Why Go To A Museum? It’s Where Art Is.

Lughnasa                                         Waning Grandchildren Moon

Museums.  They’ve played an important role in my life since I was young.  In reading a report titled Museum’s 2034 I learned that most people like me can identify a key moment between age 5 and age 9 that cemented a strong relationship with museums.  Nothing comes to mind.  I may have had such an experience, but if I did I don’t recall it now.

My first memorable museum experiences came on the campus of Ball State University where the small art museum there drew me in on a regular basis.  At the time I had three refuges from the hectic life of a late 60’s college student:  the library, the sanctuary of a local Catholic church on weekday afternoons and the art museum.  In each one I could find my center, fend off the anxieties and confusions of having my whole world torn apart and rebuilt piece by piece.

I never found a comparable place anywhere I lived until I moved to the Twin Cities.  At that time the seminary, UTS, offered a quick tour of the Twin Cities for new students.  I chose the art focus and went for the first time to the Walker, the MIA and the Guthrie.  Over the 30 some years since then I’ve continued to go to all three though Guthrie attendance has waned over the last several years, as has those Friday evenings at the St. Paul Chamber Orchestra.
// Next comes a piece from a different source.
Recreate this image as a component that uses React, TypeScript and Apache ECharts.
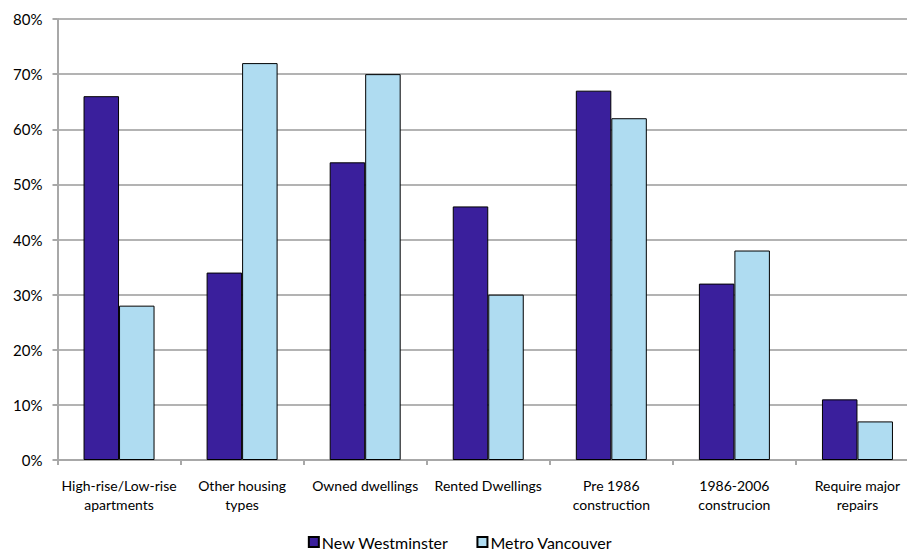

What is it about museums?  Those of us who visit them, who love them, tend to be promiscuous, visiting other museums when out of town, sometimes spending hours in their galleries, maybe even more time than we spend in our own museums.   We can’t get enough.  Of what?

Auto-didacticism must be a key motivator for all of us.  No one but ourselves makes us trek up the stone steps of the Chicago Art Institute or the Met or the National Gallery.  We enter sometimes with a plan, sometimes with a hope, sometimes as a seeker, waiting for a moment, an instance when an object meets us in the moment, rocks us back on our feet or pierces our heart or shifts the internal landscape of our mind.

I still remember the first time I saw Cezanne’s Water Lilies in Chicago.  I stopped and didn’t move for quite a while.  Singer’s Lady in White drew me in the same way in the National Gallery.  Breughel’s work in the Kunsthistorische.  Botticelli in the Uffizi.  The Sistine Chapel.  The Winged Victory of Samothrace.  Redon’s ethereal work in the Musee D’orsay. Goya’s Dr. Arrieta in our own museum.  What happens?  A living relationship begins with a work of art, a relationship that will not end until the work has been seen for the last time and not even, it ends not until the work fades from memory.  It is so much like falling in love.  Allowing another to enter into the intimate spaces, to lay itself down along the most inner corridors of the heart.  A line sometimes.  Cezanne moves me with his lines, so does Picasso.

And color.  Bonnard.  Monet.  Cezanne. Ukiyo-e prints.  Chinese silks and Japanese garments.

At least for me art is first a sensual experience, again the parallel with love.  It is a physical attraction, a force of its own, unexplainable and indefinable.  It is, later, a dialogue, but one always colored by that first, sense loaded encounter.  Museums offer the chance for these experiences and, therefore, I treasure them.